'''

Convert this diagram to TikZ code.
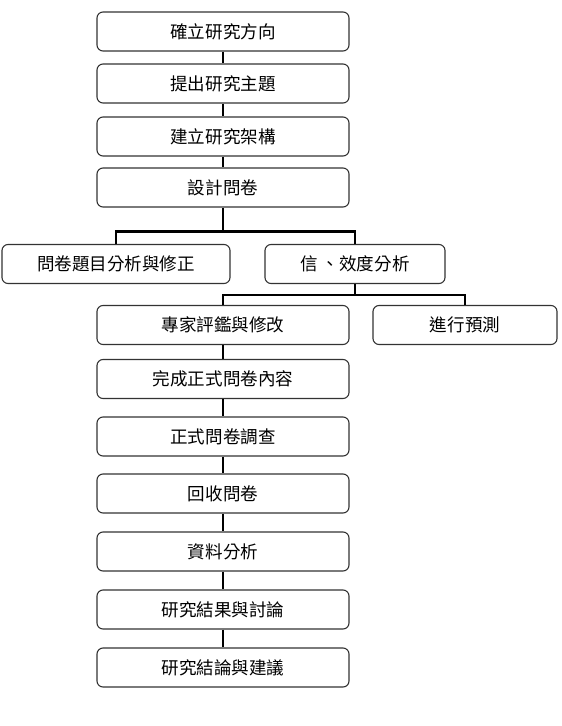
\documentclass[tikz,border=0pt]{standalone}
\usepackage{fontspec}
\usepackage{tikz}
\usetikzlibrary{calc}
\newfontfamily\cjk{Noto Sans CJK TC}
\definecolor{rand}{HTML}{333333}
\definecolor{schwarz}{HTML}{000000}
\tikzset{
  kasten/.style={draw=rand,line width=1.1bp,rounded corners=6bp,fill=white,minimum height=39bp,inner sep=0pt,font=\cjk\fontsize{17.6}{20}\selectfont},
  haupt/.style={kasten,minimum width=252bp},
  verb/.style={schwarz,line width=2.8bp},
}
\begin{document}
\begin{tikzpicture}[x=1bp,y=-1bp]
  \useasboundingbox (0,0) rectangle (562,726);
  \node[haupt] (richtung) at (223,31.5) {確立研究方向};
  \node[haupt] (thema) at (223,83.5) {提出研究主題};
  \node[haupt] (rahmen) at (223,136.5) {建立研究架構};
  \node[haupt] (entwurf) at (223,187.5) {設計問卷};
  \node[kasten,minimum width=228bp] (item) at (116,264) {問卷題目分析與修正};
  \node[kasten,minimum width=180bp] (guete) at (355,264) {信 、效度分析};
  \node[haupt] (experten) at (223,325) {專家評鑑與修改};
  \node[kasten,minimum width=184bp] (vortest) at (465,325) {進行預測};
  \node[haupt] (fertig) at (223,379) {完成正式問卷內容};
  \node[haupt] (umfrage) at (223,436.5) {正式問卷調查};
  \node[haupt] (ruecklauf) at (223,493.5) {回收問卷};
  \node[haupt] (analyse) at (223,551.5) {資料分析};
  \node[haupt] (ergebnis) at (223,609.5) {研究結果與討論};
  \node[haupt] (schluss) at (223,667.5) {研究結論與建議};
  \coordinate (knoten1) at (223,231.5);
  \coordinate (knoten2) at (355,295);
  \draw[verb] (richtung.south)--(thema.north);
  \draw[verb] (thema.south)--(rahmen.north);
  \draw[verb] (rahmen.south)--(entwurf.north);
  \draw[verb] (entwurf.south)--(knoten1);
  \draw[verb] (item.north) |- (knoten1) -| (guete.north);
  \draw[verb] (guete.south)--(knoten2);
  \draw[verb] (experten.north) |- (knoten2) -| (vortest.north);
  \draw[verb] (experten.south)--(fertig.north);
  \draw[verb] (fertig.south)--(umfrage.north);
  \draw[verb] (umfrage.south)--(ruecklauf.north);
  \draw[verb] (ruecklauf.south)--(analyse.north);
  \draw[verb] (analyse.south)--(ergebnis.north);
  \draw[verb] (ergebnis.south)--(schluss.north);
\end{tikzpicture}
\end{document}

'''

• GOAL: Quote the listing above in full, except for the pictures.

• TASK OUTPUT:
Convert this diagram to TikZ code.
\documentclass[tikz,border=0pt]{standalone}
\usepackage{fontspec}
\usepackage{tikz}
\usetikzlibrary{calc}
\newfontfamily\cjk{Noto Sans CJK TC}
\definecolor{rand}{HTML}{333333}
\definecolor{schwarz}{HTML}{000000}
\tikzset{
  kasten/.style={draw=rand,line width=1.1bp,rounded corners=6bp,fill=white,minimum height=39bp,inner sep=0pt,font=\cjk\fontsize{17.6}{20}\selectfont},
  haupt/.style={kasten,minimum width=252bp},
  verb/.style={schwarz,line width=2.8bp},
}
\begin{document}
\begin{tikzpicture}[x=1bp,y=-1bp]
  \useasboundingbox (0,0) rectangle (562,726);
  \node[haupt] (richtung) at (223,31.5) {確立研究方向};
  \node[haupt] (thema) at (223,83.5) {提出研究主題};
  \node[haupt] (rahmen) at (223,136.5) {建立研究架構};
  \node[haupt] (entwurf) at (223,187.5) {設計問卷};
  \node[kasten,minimum width=228bp] (item) at (116,264) {問卷題目分析與修正};
  \node[kasten,minimum width=180bp] (guete) at (355,264) {信 、效度分析};
  \node[haupt] (experten) at (223,325) {專家評鑑與修改};
  \node[kasten,minimum width=184bp] (vortest) at (465,325) {進行預測};
  \node[haupt] (fertig) at (223,379) {完成正式問卷內容};
  \node[haupt] (umfrage) at (223,436.5) {正式問卷調查};
  \node[haupt] (ruecklauf) at (223,493.5) {回收問卷};
  \node[haupt] (analyse) at (223,551.5) {資料分析};
  \node[haupt] (ergebnis) at (223,609.5) {研究結果與討論};
  \node[haupt] (schluss) at (223,667.5) {研究結論與建議};
  \coordinate (knoten1) at (223,231.5);
  \coordinate (knoten2) at (355,295);
  \draw[verb] (richtung.south)--(thema.north);
  \draw[verb] (thema.south)--(rahmen.north);
  \draw[verb] (rahmen.south)--(entwurf.north);
  \draw[verb] (entwurf.south)--(knoten1);
  \draw[verb] (item.north) |- (knoten1) -| (guete.north);
  \draw[verb] (guete.south)--(knoten2);
  \draw[verb] (experten.north) |- (knoten2) -| (vortest.north);
  \draw[verb] (experten.south)--(fertig.north);
  \draw[verb] (fertig.south)--(umfrage.north);
  \draw[verb] (umfrage.south)--(ruecklauf.north);
  \draw[verb] (ruecklauf.south)--(analyse.north);
  \draw[verb] (analyse.south)--(ergebnis.north);
  \draw[verb] (ergebnis.south)--(schluss.north);
\end{tikzpicture}
\end{document}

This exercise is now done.